Our question is - why isn't anyone going after the mortgage brokers who gave these terrible loans? They made huge fees and put people in loans they couldn't afford. Why must we bail out these wrongdoers?
Also, everyone should know that HUD approved counselors are available FOR FREE. There are now many, many 'foreclosure rescue' scams out there and people need to know there is free help available. Anyone can search HUD's website and find a counselor near you.
Blaming those who took these subprime ARM loans is the mentality of societies who shun and punish raped women: financial literacy is not taught in this country, and then we expect people to all be autodidacts and understand the smoke-and-mirrors world of real estate finance?
There is an ideological implication in how we historically frame the mortgage crisis. Make no mistake, this is the result of free market bulls run amok under the collusion of a mercantile fascist/theocratic presidential administration and its pet banking system.
In other news, Venezuela DROPPED the dollar Tuesday, a curiously underreported news story...
Brooklyn is full. No vacancy. :P
I do agree with you Josh: I lived in Phoenix during the early years of the housing boom, and people were beyond myopic about the loans and the construction industry. It takes regulation as well as personal responsibility; a home can be an investment, but if it is just an investment that someone thinks they can flip for an easy dollar then we are seeing the results of that thinking now.

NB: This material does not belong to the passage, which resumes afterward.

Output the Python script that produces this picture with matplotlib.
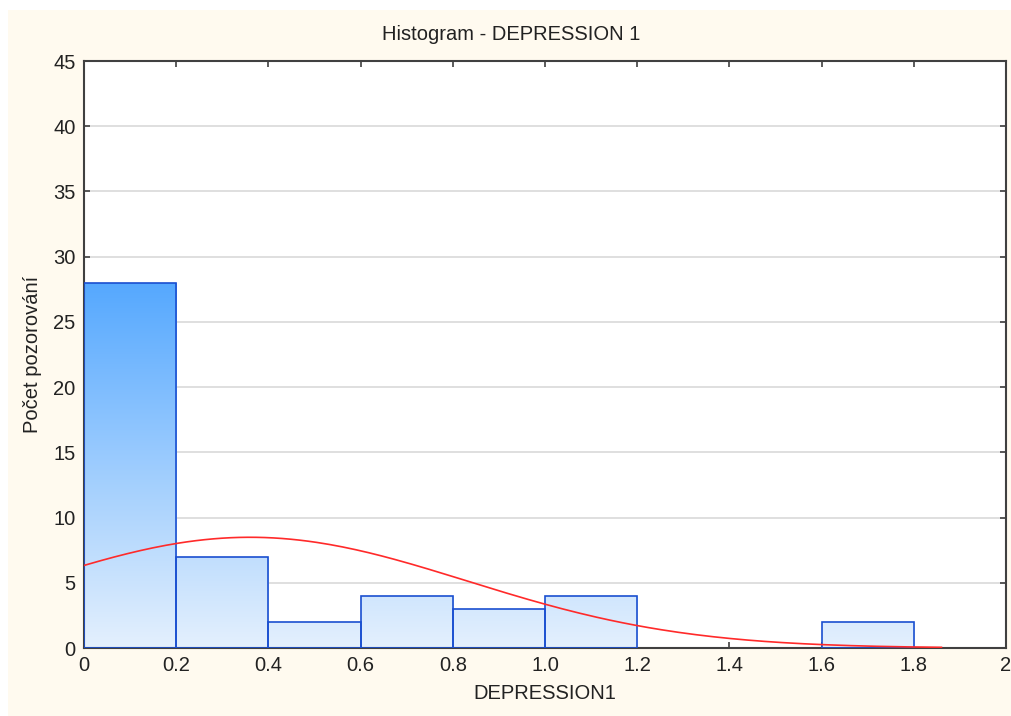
import numpy as np
import matplotlib.pyplot as plt
from matplotlib.patches import Rectangle
from matplotlib.colors import LinearSegmentedColormap

plt.rcParams['font.family'] = ['Liberation Sans', 'DejaVu Sans']

# histogram data
bin_edges = [0.0, 0.2, 0.4, 0.6, 0.8, 1.0, 1.2, 1.4, 1.6, 1.8]
counts = [28, 7, 2, 4, 3, 4, 0, 0, 2]
x_ticks = [0, 0.2, 0.4, 0.6, 0.8, 1.0, 1.2, 1.4, 1.6, 1.8, 2]
x_ticklabels = ['0', '0.2', '0.4', '0.6', '0.8', '1.0', '1.2', '1.4', '1.6', '1.8', '2']
y_ticks = list(range(0, 50, 5))

# normal fit
fit_mean = 0.36
fit_sd = 0.47
fit_end = 1.86

c_edge = '#1a4fd0'
c_line = '#ff2a2a'
c_back = '#fffaef'
fs = 14.5

fig = plt.figure(figsize=(10.12, 7.16), dpi=100, facecolor='white')
fig.patches.append(Rectangle((8 / 1012, -0.05), 1.1, 1.05 - 10 / 716, transform=fig.transFigure,
                             facecolor=c_back, edgecolor='none', zorder=-10))
ax = fig.add_axes([84 / 1012, 68 / 716, 922 / 1012, 587 / 716])
ax.set_facecolor('white')

n_total = sum(counts)
bw = bin_edges[1] - bin_edges[0]
ymax_bar = max(counts)
cmap = LinearSegmentedColormap.from_list('grad', ['#e4f0fd', '#55a8ff'])
grad = np.linspace(0, 1, 256).reshape(-1, 1)

for left, c in zip(bin_edges[:-1], counts):
    if c == 0:
        continue
    rect = Rectangle((left, 0), bw, c, facecolor='none', edgecolor=c_edge, lw=1.2, zorder=3)
    ax.add_patch(rect)
    im = ax.imshow(grad, extent=[left, left + bw, 0, ymax_bar], origin='lower',
                   cmap=cmap, aspect='auto', zorder=2, interpolation='bilinear')
    im.set_clip_path(rect)

xs = np.linspace(0, fit_end, 200)
ys = n_total * bw / (fit_sd * np.sqrt(2 * np.pi)) * np.exp(-(xs - fit_mean) ** 2 / (2 * fit_sd ** 2))
ax.plot(xs, ys, color=c_line, lw=1.2, zorder=4)

ax.set_xlim(0, 2)
ax.set_ylim(0, 45)
ax.set_xticks(x_ticks)
ax.set_xticklabels(x_ticklabels)
ax.set_yticks(y_ticks)
ax.yaxis.grid(True, color='#d9d9d9', lw=1.2)
ax.set_axisbelow(True)
ax.tick_params(direction='in', top=True, right=True, length=4, width=1.2,
               labelsize=fs, colors='#404040', labelcolor='#222222', pad=6)
for s in ax.spines.values():
    s.set_color('#404040')
    s.set_linewidth(1.5)

fig.text(511 / 1012, 1 - 35 / 716, 'Histogram - DEPRESSION 1', ha='center', va='center',
         fontsize=fs, color='#222222')
ax.set_xlabel('DEPRESSION1', fontsize=fs, color='#222222', labelpad=6)
ax.set_ylabel('Počet pozorování', fontsize=fs, color='#222222', labelpad=8)

fig.savefig('out.png', dpi=100, facecolor=fig.get_facecolor())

Interesting hearing what's happening on the ground in NYC. Unfortunately, it's all too familiar, paralleling what's going on in other parts of the country.
Unfortunately people who could have qualified for prime loans were all to often steered to loans that were not suitable to them. Even when people could qualify for prime loans they were steered to subprime loans.
Appraisers were pressured to give inflated valuations of properties so that people could take out bigger loans on their inflated equity.
The home mortgage market has changed radically in the last 25 years, and regulation and oversight has not kept pace.
The current mortgage tsunami is stripping equity out of neighborhoods around the country.
We need strong regulatory oversight and new legislation to regulate the mortgage industry.